5 of 5 stars
My version: Paperback
Historical Fiction Napoleonic wars
London. 1859. After years fighting for Queen and country, Jack Lark walks back into his mother’s East End gin palace. a changed man. Haunted by the horrors of battle, and the constant fight for survival, he longs for a life to call his own. But everything and everyone around him has altered beyond recognition, and Jack no longer belongs there.
A desperate moment leaves him indebted to the Devil – intelligence officer Major John Ballard, who leads Jack to the battlefield with a task he can’t refuse. He tried to deny being a soldier once. He won’t make the same mistake again.
The armies of Europe are about to go to war. Jack Lark will march with them.
Jack Lark is now proving he is much more than a one trick pony. He hasn’t really ever, just impersonated a soldier, his ability has shone through whichever conflict he has found himself, but that ability has, because of his impersonations, been appropriated by the character he has ‘hidden’ in. He is a soldier, through and through and in Legionnaire, he perhaps comes to realise that is the truth, no matter how hard he tries to think, and make others believe, differently. He can escape the life around him by impersonating others, but he can’t escape who he is. He hasn’t really come to terms with that as yet, with its attendant baggage of killing and bleeding, but maybe he’s on the way there. Though, I suppose, it could be argued if he does come to terms with it, then madness can’t be far off.
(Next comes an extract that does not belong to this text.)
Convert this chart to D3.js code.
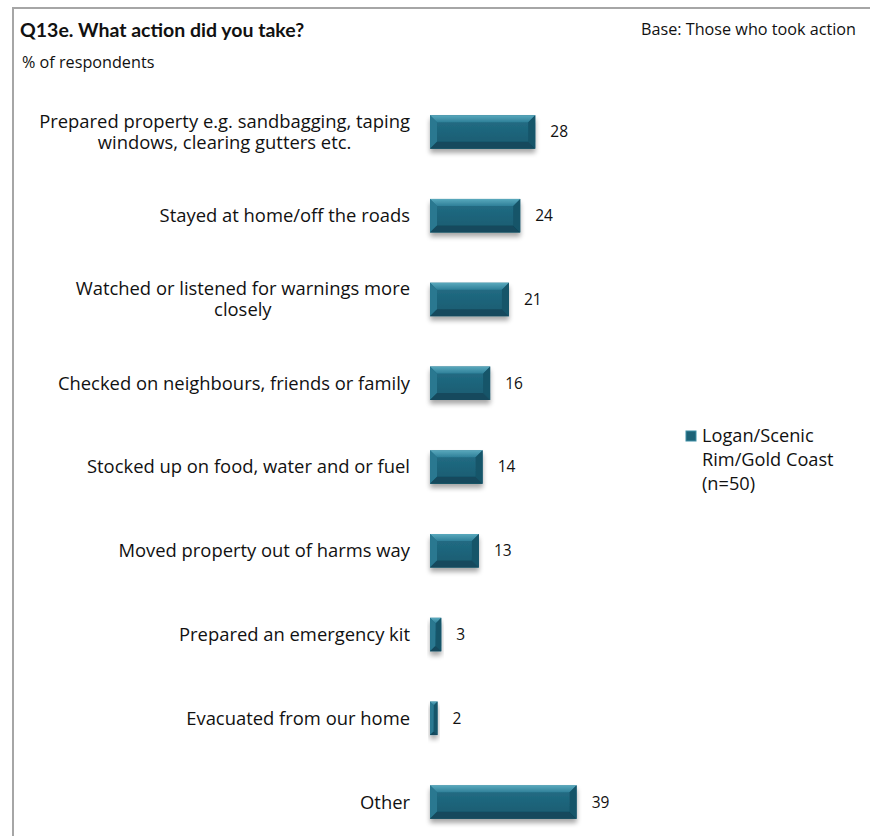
<!DOCTYPE html>
<html>
<head>
<meta charset="utf-8">
<script src="https://cdn.jsdelivr.net/npm/d3@7"></script>
<style>
  html, body { margin: 0; padding: 0; background: #fff; }
  svg { display: block; }
  text { font-family: "Open Sans", Lato, sans-serif; fill: #111; }
  text.title { font-family: Lato, "Open Sans", sans-serif; font-weight: bold; }
</style>
</head>
<body>
<svg id="chart" width="870" height="836"></svg>
<script>
// Survey question Q13e: actions taken (% of respondents)
const categories = [
  "Prepared property e.g. sandbagging, taping\nwindows, clearing gutters etc.",
  "Stayed at home/off the roads",
  "Watched or listened for warnings more\nclosely",
  "Checked on neighbours, friends or family",
  "Stocked up on food, water and or fuel",
  "Moved property out of harms way",
  "Prepared an emergency kit",
  "Evacuated from our home",
  "Other"
];
const values = [28, 24, 21, 16, 14, 13, 3, 2, 39];
const seriesName = ["Logan/Scenic", "Rim/Gold Coast", "(n=50)"];
const titleText = "Q13e. What action did you take?";
const subtitleText = "% of respondents";
const baseText = "Base: Those who took action";

const svg = d3.select("#chart");
const W = 870, H = 836;

// Frame
svg.append("path")
  .attr("d", `M13,${H} L13,8 L${W},8`)
  .attr("fill", "none").attr("stroke", "#a6a6a6").attr("stroke-width", 2);

// Headings
svg.append("text").attr("class", "title").attr("x", 20).attr("y", 37)
  .attr("font-size", 19.5).text(titleText);
svg.append("text").attr("x", 22).attr("y", 68)
  .attr("font-size", 16.2).text(subtitleText);
svg.append("text").attr("x", 856).attr("y", 35).attr("text-anchor", "end")
  .attr("font-size", 16.2).text(baseText);

// Scales
const x = d3.scaleLinear().domain([0, 40]).range([430, 430 + 40 * 3.76]);
const y = d3.scaleBand().domain(categories).range([90, 844])
  .paddingInner(0.6).paddingOuter(0.3);

// Gradients and shadow
const defs = svg.append("defs");
const faceGrad = defs.append("linearGradient").attr("id", "face")
  .attr("x1", 0).attr("y1", 0).attr("x2", 0).attr("y2", 1);
faceGrad.append("stop").attr("offset", "0%").attr("stop-color", "#236e87");
faceGrad.append("stop").attr("offset", "100%").attr("stop-color", "#185b6f");
const topGrad = defs.append("linearGradient").attr("id", "bevTop")
  .attr("x1", 0).attr("y1", 0).attr("x2", 0).attr("y2", 1);
topGrad.append("stop").attr("offset", "0%").attr("stop-color", "#5aa9bd");
topGrad.append("stop").attr("offset", "100%").attr("stop-color", "#2f8099");
const shadow = defs.append("filter").attr("id", "shadow")
  .attr("x", "-20%").attr("y", "-30%").attr("width", "140%").attr("height", "190%");
shadow.append("feGaussianBlur").attr("in", "SourceAlpha").attr("stdDeviation", 2.5).attr("result", "b");
shadow.append("feOffset").attr("in", "b").attr("dx", 0).attr("dy", 4).attr("result", "o");
shadow.append("feComponentTransfer").attr("in", "o").attr("result", "s")
  .append("feFuncA").attr("type", "linear").attr("slope", 0.35);
const merge = shadow.append("feMerge");
merge.append("feMergeNode").attr("in", "s");
merge.append("feMergeNode").attr("in", "SourceGraphic");

// Bars with bevelled edges
const rows = categories.map((c, i) => ({ c, v: values[i] }));
const bars = svg.append("g").selectAll("g.bar").data(rows).join("g")
  .attr("class", "bar").attr("filter", "url(#shadow)");

bars.each(function(d) {
  const g = d3.select(this);
  const x0 = x(0), x1 = x(d.v), y0 = y(d.c), y1 = y0 + y.bandwidth();
  const w = x1 - x0;
  const b = Math.min(7, w / 2.2, y.bandwidth() / 3);
  g.append("rect").attr("x", x0).attr("y", y0).attr("width", w).attr("height", y1 - y0)
    .attr("fill", "url(#face)");
  // top bevel
  g.append("path").attr("d", `M${x0},${y0}L${x1},${y0}L${x1 - b},${y0 + b}L${x0 + b},${y0 + b}Z`)
    .attr("fill", "url(#bevTop)");
  // left bevel
  g.append("path").attr("d", `M${x0},${y0}L${x0 + b},${y0 + b}L${x0 + b},${y1 - b}L${x0},${y1}Z`)
    .attr("fill", "#2a7890");
  // right bevel
  g.append("path").attr("d", `M${x1},${y0}L${x1 - b},${y0 + b}L${x1 - b},${y1 - b}L${x1},${y1}Z`)
    .attr("fill", "#175469");
  // bottom bevel
  g.append("path").attr("d", `M${x0},${y1}L${x0 + b},${y1 - b}L${x1 - b},${y1 - b}L${x1},${y1}Z`)
    .attr("fill", "#124a5d");
});

// Value labels
svg.append("g").selectAll("text").data(rows).join("text")
  .attr("x", d => x(d.v) + 15)
  .attr("y", d => y(d.c) + y.bandwidth() / 2)
  .attr("dy", "0.35em").attr("font-size", 15.5)
  .text(d => d.v);

// Category labels: right-aligned block, lines centred within it
const labelRight = 410, lineH = 21;
const labG = svg.append("g");
rows.forEach(d => {
  const lines = d.c.split("\n");
  const cy = y(d.c) + y.bandwidth() / 2;
  const t = labG.append("text").attr("font-size", 18.4).attr("text-anchor", "middle");
  const spans = lines.map((ln, i) => t.append("tspan")
    .attr("y", cy + (i - (lines.length - 1) / 2) * lineH)
    .attr("dy", "0.35em").text(ln));
  const maxW = d3.max(spans, s => s.node().getComputedTextLength());
  spans.forEach(s => s.attr("x", labelRight - maxW / 2));
});

// Legend
const lg = svg.append("g");
lg.append("rect").attr("x", 686).attr("y", 431).attr("width", 10).attr("height", 10)
  .attr("fill", "#1d6277").attr("stroke", "#3d8ea5").attr("stroke-width", 1);
lg.selectAll("text").data(seriesName).join("text")
  .attr("x", 702).attr("y", (d, i) => 442 + i * 24)
  .attr("font-size", 18.2).text(d => d);
</script>
</body>
</html>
If it is, it doesn’t happen here. Yes, he is in another army’s uniform for the fighting, but it’s almost not intentional.
SPEESH READS FACT DEPT: Just about perfect, cliché-free Historical Fiction. I’ve checked.
The return to his old stamping grounds is superbly drawn by PFC, bleak and desperate. People more or less abandoned to their fate by the rest of the country. Hard to call it home or have fond memories of, unless you’ve escaped. There’s no doubt that Jack will have to get away and the conflict, desperation and guilt he feels is conveyed masterfully. If you’ve paid for the battles, then you’ll also be amply rewarded. But be prepared, it isn’t an easy ride, as Jack fights the only way he can, and PFC writes the way it should be written – in the middle, at the sharp end down and dirty, in the mud, the blood and the beer. Well, maybe not beer…gin?
Previously, Jack fought as different people by appropriating their uniform, so people don’t know who he is. Here, the search for an identity, is mostly internal. As he searches for the real Jack Lark. Who is he and what does Jack Lark want from his life next? It’s not a struggle that is, or is going to be, easy, but it’s one that will keep me (and many more) glued to his wonderful story.